▶ [What you will do] Write out the data below exactly as given, without any of its pictures.

▶ [Given data]

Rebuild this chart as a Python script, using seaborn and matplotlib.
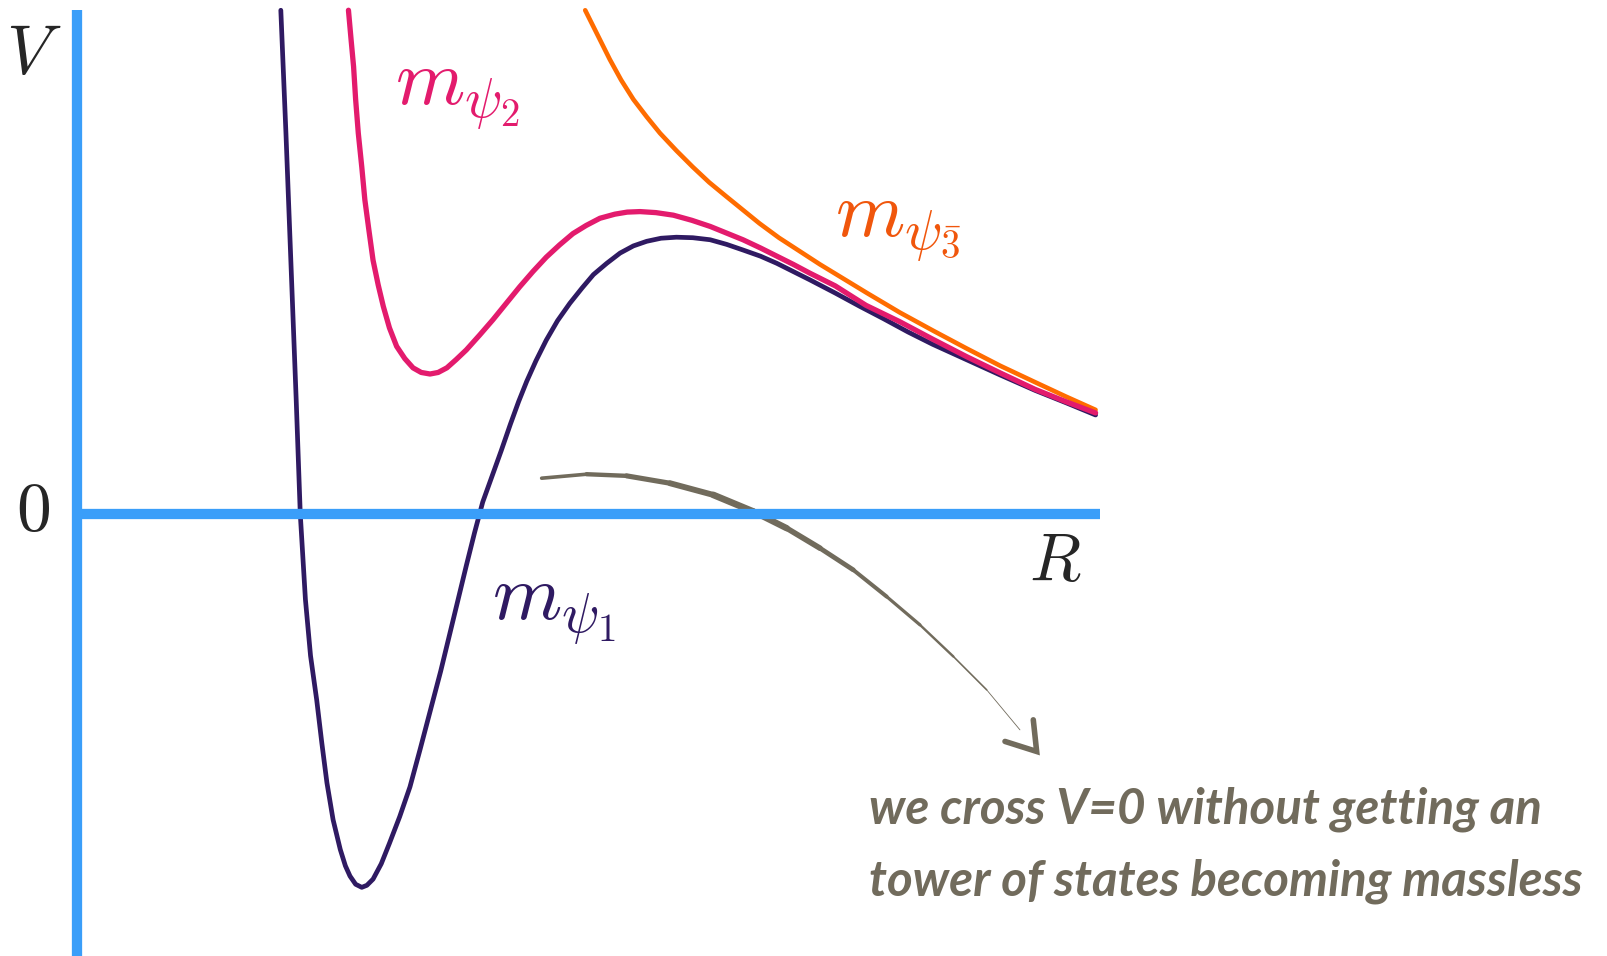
import numpy as np
import matplotlib
matplotlib.use("Agg")
import matplotlib.pyplot as plt
import seaborn as sns

sns.set_style("white")
plt.rcParams["mathtext.fontset"] = "cm"

# curves (R, V)
r_psi1 = [1.99, 2.04, 2.09, 2.14, 2.18, 2.23, 2.28, 2.34, 2.39, 2.44, 2.50, 2.57, 2.62, 2.665,
          2.72, 2.78, 2.83, 2.89, 2.97, 3.05, 3.15, 3.25, 3.35, 3.45, 3.55, 3.64, 3.72, 3.80,
          3.88, 3.96, 4.05, 4.14, 4.23, 4.31, 4.39, 4.48, 4.58, 4.69, 4.81, 4.93, 5.04, 5.17,
          5.30, 5.43, 5.56, 5.70, 5.85, 6.01, 6.18, 6.34, 6.50, 6.67, 6.83, 6.99, 7.15, 7.40,
          7.64, 7.87, 8.11, 8.35, 8.68, 9.01, 9.35, 9.65, 9.94]
v_psi1 = [4.92, 3.72, 2.42, 1.12, 0.00, -0.83, -1.38, -1.81, -2.23, -2.62, -2.98, -3.27, -3.43, -3.53,
          -3.61, -3.64, -3.62, -3.56, -3.41, -3.21, -2.95, -2.66, -2.29, -1.91, -1.53, -1.16, -0.83, -0.50,
          -0.18, 0.12, 0.37, 0.62, 0.88, 1.10, 1.30, 1.50, 1.70, 1.89, 2.06, 2.21, 2.34, 2.45,
          2.55, 2.62, 2.665, 2.695, 2.705, 2.70, 2.68, 2.635, 2.58, 2.52, 2.45, 2.37, 2.29, 2.16,
          2.03, 1.91, 1.78, 1.66, 1.51, 1.36, 1.21, 1.09, 0.97]

r_psi2 = [2.65, 2.675, 2.70, 2.72, 2.746, 2.78, 2.81, 2.85, 2.89, 2.94, 2.99, 3.05, 3.12, 3.20,
          3.28, 3.36, 3.446, 3.525, 3.61, 3.70, 3.80, 3.93, 4.06, 4.19, 4.32, 4.45, 4.58, 4.71,
          4.84, 4.97, 5.104, 5.25, 5.37, 5.495, 5.65, 5.82, 6.00, 6.18, 6.34, 6.50, 6.67, 6.83,
          6.99, 7.15, 7.40, 7.70, 8.03, 8.35, 8.68, 9.01, 9.35, 9.65, 9.94]
v_psi2 = [4.92, 4.64, 4.37, 4.05, 3.72, 3.39, 3.07, 2.77, 2.48, 2.24, 2.03, 1.82, 1.64, 1.52,
          1.43, 1.385, 1.37, 1.385, 1.43, 1.51, 1.605, 1.75, 1.90, 2.06, 2.22, 2.37, 2.51, 2.63,
          2.74, 2.82, 2.89, 2.93, 2.95, 2.955, 2.945, 2.92, 2.87, 2.81, 2.745, 2.68, 2.60, 2.52,
          2.44, 2.355, 2.23, 2.04, 1.88, 1.71, 1.54, 1.38, 1.22, 1.10, 0.99]

r_psi3 = [4.96, 5.08, 5.20, 5.31, 5.43, 5.56, 5.69, 5.85, 6.01, 6.17, 6.34, 6.50, 6.66, 6.85,
          7.05, 7.25, 7.48, 7.71, 8.03, 8.36, 8.68, 9.01, 9.35, 9.65, 9.94]
v_psi3 = [4.92, 4.68, 4.44, 4.24, 4.05, 3.88, 3.72, 3.55, 3.39, 3.24, 3.10, 2.97, 2.84, 2.70,
          2.57, 2.44, 2.30, 2.16, 1.97, 1.79, 1.62, 1.45, 1.29, 1.15, 1.02]

# hand drawn arrow
arrow_r = [4.535, 4.974, 5.364, 5.787, 6.21, 6.60, 6.926, 7.251, 7.576, 7.901, 8.226, 8.552, 8.877, 9.202]
arrow_v = [0.353, 0.392, 0.376, 0.304, 0.19, 0.028, -0.135, -0.33, -0.542, -0.802, -1.078, -1.387, -1.712, -2.103]
head_r = [9.056, 9.365, 9.332]
head_v = [-2.216, -2.314, -2.005]

curve_labels = [r"$m_{\psi_1}$", r"$m_{\psi_2}$", r"$m_{\psi_{\bar{3}}}$"]
note_lines = ["we cross V=0 without getting an", "tower of states becoming massless"]

blue = "#3a9ef9"
c1, c2, c3 = "#2f1a62", "#e31b6d", "#ff6c00"
c3_text = "#f0560c"
grey = "#716b5c"

fig = plt.figure(figsize=(16.07, 9.56), dpi=100)
ax = fig.add_axes([0, 0, 1, 1])
ax.set_xlim(-0.75, 14.93)
ax.set_ylim(-4.31, 5.02)

# axes drawn as spines through the origin
for s in ["top", "right"]:
    ax.spines[s].set_visible(False)
ax.spines["left"].set_position(("data", 0))
ax.spines["bottom"].set_position(("data", 0))
ax.spines["left"].set_bounds(-4.31, 4.92)
ax.spines["bottom"].set_bounds(0, 9.98)
for s in ["left", "bottom"]:
    ax.spines[s].set_color(blue)
    ax.spines[s].set_linewidth(7.4)
    ax.spines[s].set_capstyle("butt")
ax.set_xticks([])
ax.set_yticks([])
ax.patch.set_alpha(0)

sns.lineplot(x=r_psi3, y=v_psi3, sort=False, estimator=None, color=c3, lw=3.3, ax=ax)
sns.lineplot(x=r_psi1, y=v_psi1, sort=False, estimator=None, color=c1, lw=3.4, ax=ax)
sns.lineplot(x=r_psi2, y=v_psi2, sort=False, estimator=None, color=c2, lw=3.8, ax=ax)

# brush-like arrow, thick in the middle and tapering toward the tip
n = len(arrow_r) - 1
widths = np.concatenate([np.linspace(2.6, 4.8, 5), np.linspace(4.6, 0.6, n - 5)])
for i in range(n):
    ax.plot(arrow_r[i:i + 2], arrow_v[i:i + 2], color=grey, lw=widths[i],
            solid_capstyle="round")
ax.plot(head_r, head_v, color=grey, lw=4.0, solid_capstyle="round", solid_joinstyle="miter")

ax.text(-0.42, 4.50, r"$V$", fontsize=50, ha="center", va="center")
ax.text(-0.43, 0.04, r"$0$", fontsize=50, ha="center", va="center")
ax.text(9.55, -0.46, r"$R$", fontsize=48, ha="center", va="center")

ax.text(4.05, -1.03, curve_labels[0], fontsize=57, color=c1, ha="left", va="baseline")
ax.text(3.10, 4.00, curve_labels[1], fontsize=57, color=c2, ha="left", va="baseline")
ax.text(7.40, 2.71, curve_labels[2], fontsize=57, color=c3_text, ha="left", va="baseline")

for k, line in enumerate(note_lines):
    ax.text(7.73, -2.88 - 0.70 * k, line, fontsize=35.5, color=grey, family="Lato",
            weight="bold", style="italic", ha="left", va="center")

fig.savefig("out.png", dpi=100)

▶ [In response]
Rebuild this chart as a Python script, using seaborn and matplotlib.
import numpy as np
import matplotlib
matplotlib.use("Agg")
import matplotlib.pyplot as plt
import seaborn as sns

sns.set_style("white")
plt.rcParams["mathtext.fontset"] = "cm"

# curves (R, V)
r_psi1 = [1.99, 2.04, 2.09, 2.14, 2.18, 2.23, 2.28, 2.34, 2.39, 2.44, 2.50, 2.57, 2.62, 2.665,
          2.72, 2.78, 2.83, 2.89, 2.97, 3.05, 3.15, 3.25, 3.35, 3.45, 3.55, 3.64, 3.72, 3.80,
          3.88, 3.96, 4.05, 4.14, 4.23, 4.31, 4.39, 4.48, 4.58, 4.69, 4.81, 4.93, 5.04, 5.17,
          5.30, 5.43, 5.56, 5.70, 5.85, 6.01, 6.18, 6.34, 6.50, 6.67, 6.83, 6.99, 7.15, 7.40,
          7.64, 7.87, 8.11, 8.35, 8.68, 9.01, 9.35, 9.65, 9.94]
v_psi1 = [4.92, 3.72, 2.42, 1.12, 0.00, -0.83, -1.38, -1.81, -2.23, -2.62, -2.98, -3.27, -3.43, -3.53,
          -3.61, -3.64, -3.62, -3.56, -3.41, -3.21, -2.95, -2.66, -2.29, -1.91, -1.53, -1.16, -0.83, -0.50,
          -0.18, 0.12, 0.37, 0.62, 0.88, 1.10, 1.30, 1.50, 1.70, 1.89, 2.06, 2.21, 2.34, 2.45,
          2.55, 2.62, 2.665, 2.695, 2.705, 2.70, 2.68, 2.635, 2.58, 2.52, 2.45, 2.37, 2.29, 2.16,
          2.03, 1.91, 1.78, 1.66, 1.51, 1.36, 1.21, 1.09, 0.97]

r_psi2 = [2.65, 2.675, 2.70, 2.72, 2.746, 2.78, 2.81, 2.85, 2.89, 2.94, 2.99, 3.05, 3.12, 3.20,
          3.28, 3.36, 3.446, 3.525, 3.61, 3.70, 3.80, 3.93, 4.06, 4.19, 4.32, 4.45, 4.58, 4.71,
          4.84, 4.97, 5.104, 5.25, 5.37, 5.495, 5.65, 5.82, 6.00, 6.18, 6.34, 6.50, 6.67, 6.83,
          6.99, 7.15, 7.40, 7.70, 8.03, 8.35, 8.68, 9.01, 9.35, 9.65, 9.94]
v_psi2 = [4.92, 4.64, 4.37, 4.05, 3.72, 3.39, 3.07, 2.77, 2.48, 2.24, 2.03, 1.82, 1.64, 1.52,
          1.43, 1.385, 1.37, 1.385, 1.43, 1.51, 1.605, 1.75, 1.90, 2.06, 2.22, 2.37, 2.51, 2.63,
          2.74, 2.82, 2.89, 2.93, 2.95, 2.955, 2.945, 2.92, 2.87, 2.81, 2.745, 2.68, 2.60, 2.52,
          2.44, 2.355, 2.23, 2.04, 1.88, 1.71, 1.54, 1.38, 1.22, 1.10, 0.99]

r_psi3 = [4.96, 5.08, 5.20, 5.31, 5.43, 5.56, 5.69, 5.85, 6.01, 6.17, 6.34, 6.50, 6.66, 6.85,
          7.05, 7.25, 7.48, 7.71, 8.03, 8.36, 8.68, 9.01, 9.35, 9.65, 9.94]
v_psi3 = [4.92, 4.68, 4.44, 4.24, 4.05, 3.88, 3.72, 3.55, 3.39, 3.24, 3.10, 2.97, 2.84, 2.70,
          2.57, 2.44, 2.30, 2.16, 1.97, 1.79, 1.62, 1.45, 1.29, 1.15, 1.02]

# hand drawn arrow
arrow_r = [4.535, 4.974, 5.364, 5.787, 6.21, 6.60, 6.926, 7.251, 7.576, 7.901, 8.226, 8.552, 8.877, 9.202]
arrow_v = [0.353, 0.392, 0.376, 0.304, 0.19, 0.028, -0.135, -0.33, -0.542, -0.802, -1.078, -1.387, -1.712, -2.103]
head_r = [9.056, 9.365, 9.332]
head_v = [-2.216, -2.314, -2.005]

curve_labels = [r"$m_{\psi_1}$", r"$m_{\psi_2}$", r"$m_{\psi_{\bar{3}}}$"]
note_lines = ["we cross V=0 without getting an", "tower of states becoming massless"]

blue = "#3a9ef9"
c1, c2, c3 = "#2f1a62", "#e31b6d", "#ff6c00"
c3_text = "#f0560c"
grey = "#716b5c"

fig = plt.figure(figsize=(16.07, 9.56), dpi=100)
ax = fig.add_axes([0, 0, 1, 1])
ax.set_xlim(-0.75, 14.93)
ax.set_ylim(-4.31, 5.02)

# axes drawn as spines through the origin
for s in ["top", "right"]:
    ax.spines[s].set_visible(False)
ax.spines["left"].set_position(("data", 0))
ax.spines["bottom"].set_position(("data", 0))
ax.spines["left"].set_bounds(-4.31, 4.92)
ax.spines["bottom"].set_bounds(0, 9.98)
for s in ["left", "bottom"]:
    ax.spines[s].set_color(blue)
    ax.spines[s].set_linewidth(7.4)
    ax.spines[s].set_capstyle("butt")
ax.set_xticks([])
ax.set_yticks([])
ax.patch.set_alpha(0)

sns.lineplot(x=r_psi3, y=v_psi3, sort=False, estimator=None, color=c3, lw=3.3, ax=ax)
sns.lineplot(x=r_psi1, y=v_psi1, sort=False, estimator=None, color=c1, lw=3.4, ax=ax)
sns.lineplot(x=r_psi2, y=v_psi2, sort=False, estimator=None, color=c2, lw=3.8, ax=ax)

# brush-like arrow, thick in the middle and tapering toward the tip
n = len(arrow_r) - 1
widths = np.concatenate([np.linspace(2.6, 4.8, 5), np.linspace(4.6, 0.6, n - 5)])
for i in range(n):
    ax.plot(arrow_r[i:i + 2], arrow_v[i:i + 2], color=grey, lw=widths[i],
            solid_capstyle="round")
ax.plot(head_r, head_v, color=grey, lw=4.0, solid_capstyle="round", solid_joinstyle="miter")

ax.text(-0.42, 4.50, r"$V$", fontsize=50, ha="center", va="center")
ax.text(-0.43, 0.04, r"$0$", fontsize=50, ha="center", va="center")
ax.text(9.55, -0.46, r"$R$", fontsize=48, ha="center", va="center")

ax.text(4.05, -1.03, curve_labels[0], fontsize=57, color=c1, ha="left", va="baseline")
ax.text(3.10, 4.00, curve_labels[1], fontsize=57, color=c2, ha="left", va="baseline")
ax.text(7.40, 2.71, curve_labels[2], fontsize=57, color=c3_text, ha="left", va="baseline")

for k, line in enumerate(note_lines):
    ax.text(7.73, -2.88 - 0.70 * k, line, fontsize=35.5, color=grey, family="Lato",
            weight="bold", style="italic", ha="left", va="center")

fig.savefig("out.png", dpi=100)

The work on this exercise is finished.